→ YOUR TASK
Repeat the data that follows, word for word, without the images.

→ GIVEN DATA
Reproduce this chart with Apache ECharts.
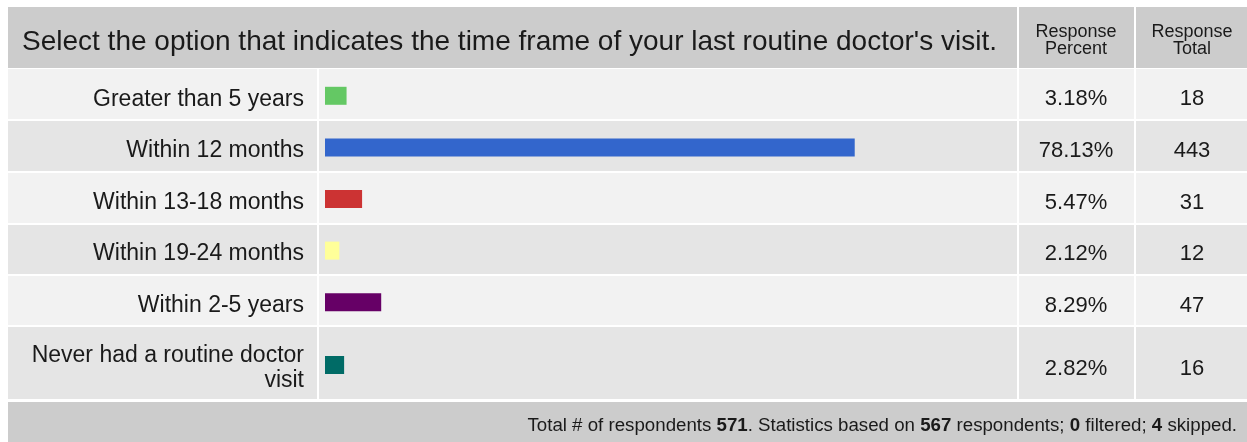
<!DOCTYPE html>
<html><head><meta charset="utf-8">
<script src="https://cdn.jsdelivr.net/npm/echarts@6/dist/echarts.min.js"></script>
<style>html,body{margin:0;padding:0;background:#fff}#c{width:1247px;height:442px}</style>
</head><body><div id="c"></div>
<script>
// ---- data ----
const questionTitle = "Select the option that indicates the time frame of your last routine doctor's visit.";
const categories = ["Greater than 5 years", "Within 12 months", "Within 13-18 months", "Within 19-24 months", "Within 2-5 years", "Never had a routine doctor\nvisit"];
const responsePercent = [3.18, 78.13, 5.47, 2.12, 8.29, 2.82];
const responseTotal = [18, 443, 31, 12, 47, 16];
const columnHeaders = ["Response\nPercent", "Response\nTotal"];
const totalRespondents = 571;
const basedOnRespondents = 567;
const filteredCount = 0;
const skippedCount = 4;

// ---- styles ----
const barColors = ["#64c864", "#3366cc", "#cc3333", "#ffff99", "#660066", "#006b66"];
const FONT = "'Liberation Sans', Arial, sans-serif";
const TXT = "#1a1a1a";

// ---- layout ----
const tableL = 8, tableR = 1247;
const headerTop = 7, headerBottom = 67;
const rowBounds = [69, 121, 173, 225, 276, 327, 401];
const footerTop = 402, footerBottom = 442;
const colSeps = [317, 1017, 1134];
const barLeft = 325, barWidthPx = 678;
const pctCenter = 1076, totCenter = 1192;

const graphics = [];
graphics.push({type:'rect', z:-10, shape:{x:tableL, y:headerTop, width:tableR-tableL, height:headerBottom-headerTop+1}, style:{fill:'#cccccc'}});
for (let i = 0; i < 6; i++) {
  graphics.push({type:'rect', z:-10, shape:{x:tableL, y:rowBounds[i], width:tableR-tableL, height:rowBounds[i+1]-rowBounds[i]-2}, style:{fill: i % 2 === 0 ? '#f2f2f2' : '#e5e5e5'}});
}
graphics.push({type:'rect', z:-10, shape:{x:tableL, y:footerTop, width:tableR-tableL, height:footerBottom-footerTop}, style:{fill:'#cccccc'}});
colSeps.forEach((x, k) => {
  graphics.push({type:'rect', z:-9, shape:{x:x, y: k === 0 ? rowBounds[0] : headerTop, width:2, height: rowBounds[6] - (k === 0 ? rowBounds[0] : headerTop)}, style:{fill:'#ffffff'}});
});
graphics.push({type:'text', z:5, style:{text:questionTitle, x:22, y:42, fontSize:28, fontFamily:FONT, fill:TXT, verticalAlign:'middle', align:'left'}});
graphics.push({type:'text', z:5, style:{text:columnHeaders[0], x:pctCenter, y:41, fontSize:18, lineHeight:17, fontFamily:FONT, fill:TXT, verticalAlign:'middle', align:'center'}});
graphics.push({type:'text', z:5, style:{text:columnHeaders[1], x:totCenter, y:41, fontSize:18, lineHeight:17, fontFamily:FONT, fill:TXT, verticalAlign:'middle', align:'center'}});
graphics.push({type:'text', z:5, style:{
  text: '{n|Total # of respondents }{b|' + totalRespondents + '}{n|. Statistics based on }{b|' + basedOnRespondents + '}{n| respondents; }{b|' + filteredCount + '}{n| filtered; }{b|' + skippedCount + '}{n| skipped.}',
  x:1237, y:426, align:'right', verticalAlign:'middle',
  rich:{ n:{fontSize:18.7, fontFamily:FONT, fill:TXT, color:TXT}, b:{fontSize:18.7, fontFamily:FONT, fontWeight:'bold', fill:TXT, color:TXT} }
}});

const wrapRich = (s) => String(s).split('\n').map(l => '{t|' + l + '}').join('\n');
const groups = [[0, 5], [5, 6]];
const grids = [], xAxes = [], yAxes = [], series = [];
groups.forEach(([a, b], g) => {
  grids.push({left: barLeft, width: barWidthPx, top: rowBounds[a] + 1, height: rowBounds[b] - rowBounds[a]});
  xAxes.push({type:'value', gridIndex:g, min:0, max:100, show:false});
  const base = {type:'category', gridIndex:g, inverse:true, axisLine:{show:false}, axisTick:{show:false}, splitLine:{show:false}};
  yAxes.push(Object.assign({}, base, {position:'left', data:categories.slice(a, b),
    axisLabel:{margin:21, align:'right', formatter:wrapRich,
      rich:{t:{fontSize:23, lineHeight:25, fontFamily:FONT, color:TXT, align:'right', padding:[7,0,0,0]}}}}));
  yAxes.push(Object.assign({}, base, {position:'right', data:responsePercent.slice(a, b).map(v => v.toFixed(2) + '%'),
    axisLabel:{margin:pctCenter - (barLeft + barWidthPx), align:'center', formatter:wrapRich,
      rich:{t:{fontSize:22, fontFamily:FONT, color:TXT, padding:[7,0,0,0]}}}}));
  yAxes.push(Object.assign({}, base, {position:'right', data:responseTotal.slice(a, b).map(String),
    axisLabel:{margin:totCenter - (barLeft + barWidthPx), align:'center', formatter:wrapRich,
      rich:{t:{fontSize:22, fontFamily:FONT, color:TXT, padding:[7,0,0,0]}}}}));
  series.push({type:'bar', xAxisIndex:g, yAxisIndex:g * 3, barWidth:18, silent:true,
    data: responsePercent.slice(a, b).map((v, i) => ({value:v, itemStyle:{color:barColors[a + i]}}))});
});

const chart = echarts.init(document.getElementById('c'), null, {renderer:'canvas'});
chart.setOption({animation:false, backgroundColor:'#ffffff', graphic:graphics, grid:grids, xAxis:xAxes, yAxis:yAxes, series:series});
</script></body></html>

→ WRITTEN RESPONSE
Reproduce this chart with Apache ECharts.
<!DOCTYPE html>
<html><head><meta charset="utf-8">
<script src="https://cdn.jsdelivr.net/npm/echarts@6/dist/echarts.min.js"></script>
<style>html,body{margin:0;padding:0;background:#fff}#c{width:1247px;height:442px}</style>
</head><body><div id="c"></div>
<script>
// ---- data ----
const questionTitle = "Select the option that indicates the time frame of your last routine doctor's visit.";
const categories = ["Greater than 5 years", "Within 12 months", "Within 13-18 months", "Within 19-24 months", "Within 2-5 years", "Never had a routine doctor\nvisit"];
const responsePercent = [3.18, 78.13, 5.47, 2.12, 8.29, 2.82];
const responseTotal = [18, 443, 31, 12, 47, 16];
const columnHeaders = ["Response\nPercent", "Response\nTotal"];
const totalRespondents = 571;
const basedOnRespondents = 567;
const filteredCount = 0;
const skippedCount = 4;

// ---- styles ----
const barColors = ["#64c864", "#3366cc", "#cc3333", "#ffff99", "#660066", "#006b66"];
const FONT = "'Liberation Sans', Arial, sans-serif";
const TXT = "#1a1a1a";

// ---- layout ----
const tableL = 8, tableR = 1247;
const headerTop = 7, headerBottom = 67;
const rowBounds = [69, 121, 173, 225, 276, 327, 401];
const footerTop = 402, footerBottom = 442;
const colSeps = [317, 1017, 1134];
const barLeft = 325, barWidthPx = 678;
const pctCenter = 1076, totCenter = 1192;

const graphics = [];
graphics.push({type:'rect', z:-10, shape:{x:tableL, y:headerTop, width:tableR-tableL, height:headerBottom-headerTop+1}, style:{fill:'#cccccc'}});
for (let i = 0; i < 6; i++) {
  graphics.push({type:'rect', z:-10, shape:{x:tableL, y:rowBounds[i], width:tableR-tableL, height:rowBounds[i+1]-rowBounds[i]-2}, style:{fill: i % 2 === 0 ? '#f2f2f2' : '#e5e5e5'}});
}
graphics.push({type:'rect', z:-10, shape:{x:tableL, y:footerTop, width:tableR-tableL, height:footerBottom-footerTop}, style:{fill:'#cccccc'}});
colSeps.forEach((x, k) => {
  graphics.push({type:'rect', z:-9, shape:{x:x, y: k === 0 ? rowBounds[0] : headerTop, width:2, height: rowBounds[6] - (k === 0 ? rowBounds[0] : headerTop)}, style:{fill:'#ffffff'}});
});
graphics.push({type:'text', z:5, style:{text:questionTitle, x:22, y:42, fontSize:28, fontFamily:FONT, fill:TXT, verticalAlign:'middle', align:'left'}});
graphics.push({type:'text', z:5, style:{text:columnHeaders[0], x:pctCenter, y:41, fontSize:18, lineHeight:17, fontFamily:FONT, fill:TXT, verticalAlign:'middle', align:'center'}});
graphics.push({type:'text', z:5, style:{text:columnHeaders[1], x:totCenter, y:41, fontSize:18, lineHeight:17, fontFamily:FONT, fill:TXT, verticalAlign:'middle', align:'center'}});
graphics.push({type:'text', z:5, style:{
  text: '{n|Total # of respondents }{b|' + totalRespondents + '}{n|. Statistics based on }{b|' + basedOnRespondents + '}{n| respondents; }{b|' + filteredCount + '}{n| filtered; }{b|' + skippedCount + '}{n| skipped.}',
  x:1237, y:426, align:'right', verticalAlign:'middle',
  rich:{ n:{fontSize:18.7, fontFamily:FONT, fill:TXT, color:TXT}, b:{fontSize:18.7, fontFamily:FONT, fontWeight:'bold', fill:TXT, color:TXT} }
}});

const wrapRich = (s) => String(s).split('\n').map(l => '{t|' + l + '}').join('\n');
const groups = [[0, 5], [5, 6]];
const grids = [], xAxes = [], yAxes = [], series = [];
groups.forEach(([a, b], g) => {
  grids.push({left: barLeft, width: barWidthPx, top: rowBounds[a] + 1, height: rowBounds[b] - rowBounds[a]});
  xAxes.push({type:'value', gridIndex:g, min:0, max:100, show:false});
  const base = {type:'category', gridIndex:g, inverse:true, axisLine:{show:false}, axisTick:{show:false}, splitLine:{show:false}};
  yAxes.push(Object.assign({}, base, {position:'left', data:categories.slice(a, b),
    axisLabel:{margin:21, align:'right', formatter:wrapRich,
      rich:{t:{fontSize:23, lineHeight:25, fontFamily:FONT, color:TXT, align:'right', padding:[7,0,0,0]}}}}));
  yAxes.push(Object.assign({}, base, {position:'right', data:responsePercent.slice(a, b).map(v => v.toFixed(2) + '%'),
    axisLabel:{margin:pctCenter - (barLeft + barWidthPx), align:'center', formatter:wrapRich,
      rich:{t:{fontSize:22, fontFamily:FONT, color:TXT, padding:[7,0,0,0]}}}}));
  yAxes.push(Object.assign({}, base, {position:'right', data:responseTotal.slice(a, b).map(String),
    axisLabel:{margin:totCenter - (barLeft + barWidthPx), align:'center', formatter:wrapRich,
      rich:{t:{fontSize:22, fontFamily:FONT, color:TXT, padding:[7,0,0,0]}}}}));
  series.push({type:'bar', xAxisIndex:g, yAxisIndex:g * 3, barWidth:18, silent:true,
    data: responsePercent.slice(a, b).map((v, i) => ({value:v, itemStyle:{color:barColors[a + i]}}))});
});

const chart = echarts.init(document.getElementById('c'), null, {renderer:'canvas'});
chart.setOption({animation:false, backgroundColor:'#ffffff', graphic:graphics, grid:grids, xAxis:xAxes, yAxis:yAxes, series:series});
</script></body></html>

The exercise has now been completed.